There’s the Underground Café on Toronto’s east side, Vape on the Lake out in Etobicoke, Vapor Central in the city core and a number of others all operating intermittently or nightly. They don’t advertise, of course, it’s all word of mouth or social media.
The audience brazenly smokes up before or during the show, which is illegal, but the powers that be have shown tolerance, another sign that the city is growing up. But there is no dealing, buying, selling or any financial transaction whatsoever. And there is no alcohol available.

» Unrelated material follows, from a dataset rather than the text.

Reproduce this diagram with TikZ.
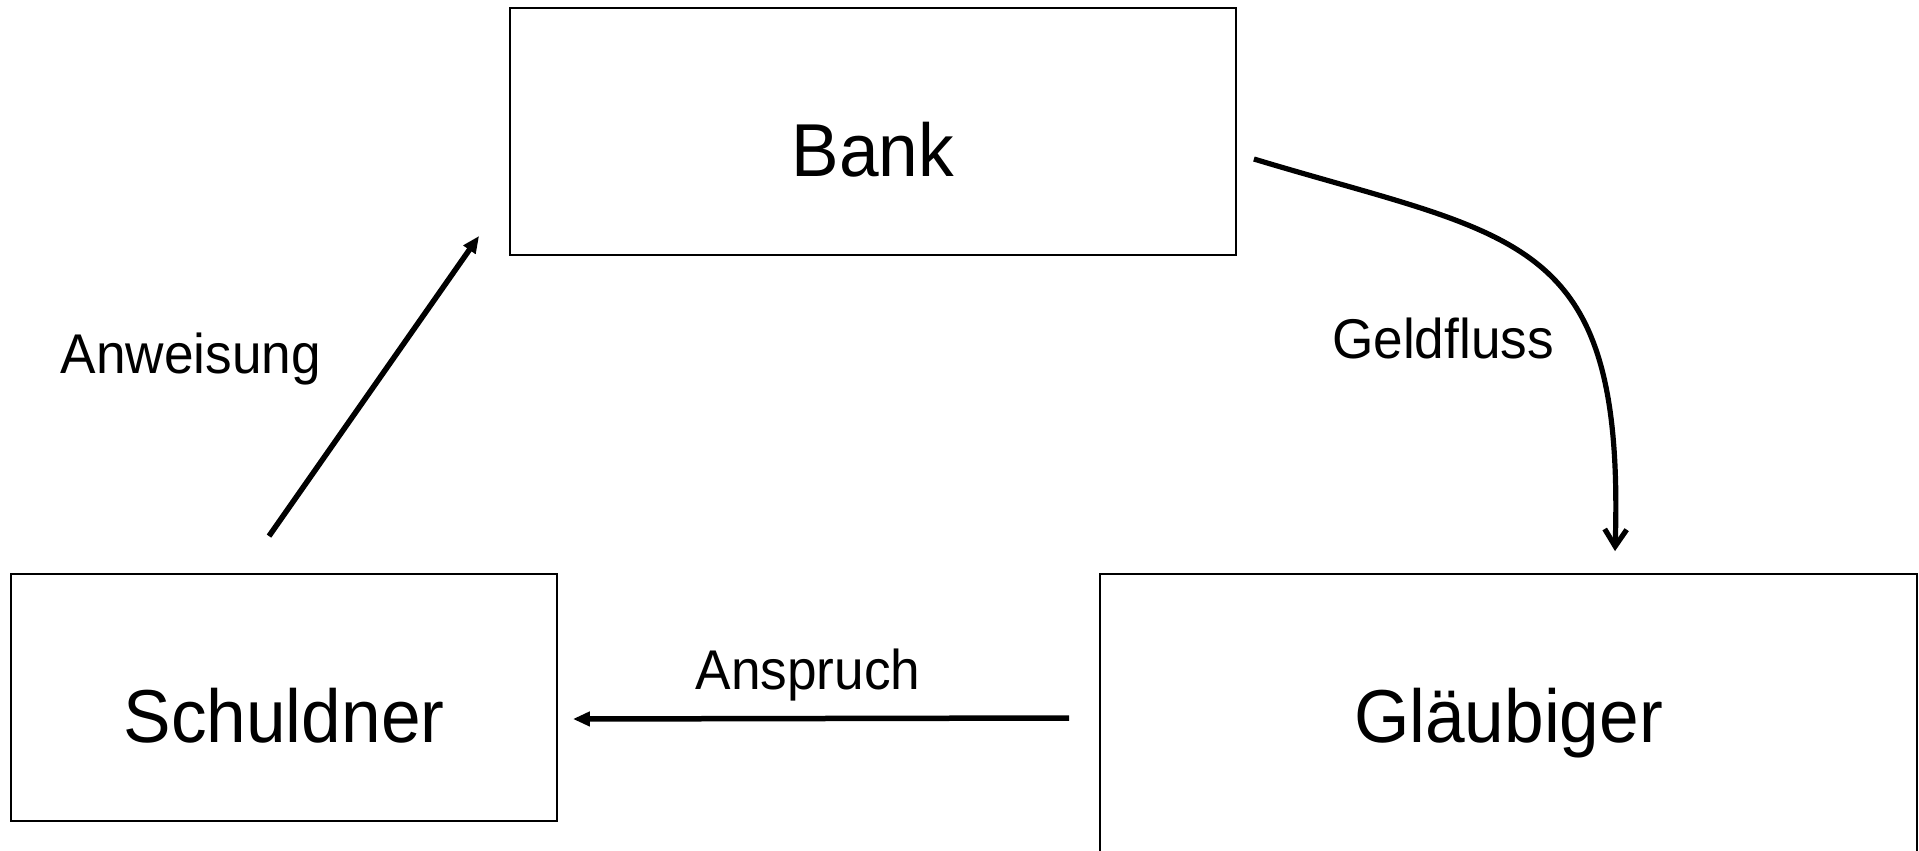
\documentclass[tikz,border=0pt]{standalone}
\usepackage{fontspec}
\setmainfont{Liberation Sans}
\newfontfamily\diagfont[FakeStretch=0.95]{Liberation Sans}
\usetikzlibrary{arrows.meta,calc}

\begin{document}
\begin{tikzpicture}[
  x=1pt, y=-1pt,
  party/.style={draw, line width=1.8pt, inner sep=0pt,
    font=\diagfont\fontsize{75pt}{90pt}\selectfont,
    text height=168pt, text depth=79pt, anchor=base},
  flowlabel/.style={inner sep=0pt, anchor=base,
    font=\diagfont\fontsize{56pt}{67pt}\selectfont},
  order/.style={line width=5.5pt, -{Triangle[length=17pt,width=14pt]}},
  money/.style={line width=5.2pt, -{Straight Barb[length=17pt,width=22pt]}}
]
  \useasboundingbox (0,0) rectangle (1919,851);

  % the three parties
  \node[party, minimum width=726pt] (bank) at (873,176) {Bank};
  \node[party, minimum width=546pt] (schuldner) at (284,742) {Schuldner};
  \node[party, minimum width=817pt, text depth=150pt] (glaeubiger) at (1508.5,742) {Gläubiger};

  % connector end points
  \coordinate (anwA) at ($(schuldner.north)+(-15,-37)$);
  \coordinate (anwB) at ($(bank.south west)+(-30,-20)$);
  \coordinate (ansA) at ($(glaeubiger.base west)+(-30,-24)$);
  \coordinate (ansB) at ($(schuldner.base east)+(15,-23)$);
  \coordinate (geldA) at ($(bank.base east)+(17,-17)$);
  \coordinate (geldB) at ($(glaeubiger.north)+(106.5,-22)$);

  % connectors
  \draw[order] (anwA) -- (anwB);
  \draw[order] (ansA) -- (ansB);
  \draw[money] (geldA) .. controls +(265,80) and +(10,-320) .. (geldB);

  % labels
  \node[flowlabel] (lblAnw) at (191,373) {Anweisung};
  \node[flowlabel] (lblGeld) at (1443,358) {Geldfluss};
  \node[flowlabel] (lblAns) at (808,689) {Anspruch};
\end{tikzpicture}
\end{document}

In this sense, the original Yuk Yuk’s was a kind of pot room back in 1978. We couldn’t get a liquor licence for two years, so pretty much everyone came ripped. The menu reflected the (high) times: Alpha-Bits and milk, anatomically correct gingerbread men (and women) and our signature junk food platter. One night, comic Chas Lawther smoked a joint onstage in front of a packed house and the reaction was incendiary.
It was around this time that Cheech and Chong were at the height of their fame, and George Carlin released his groundbreaking album FM&AM, with one side designed to be listened to straight and the other side stoned.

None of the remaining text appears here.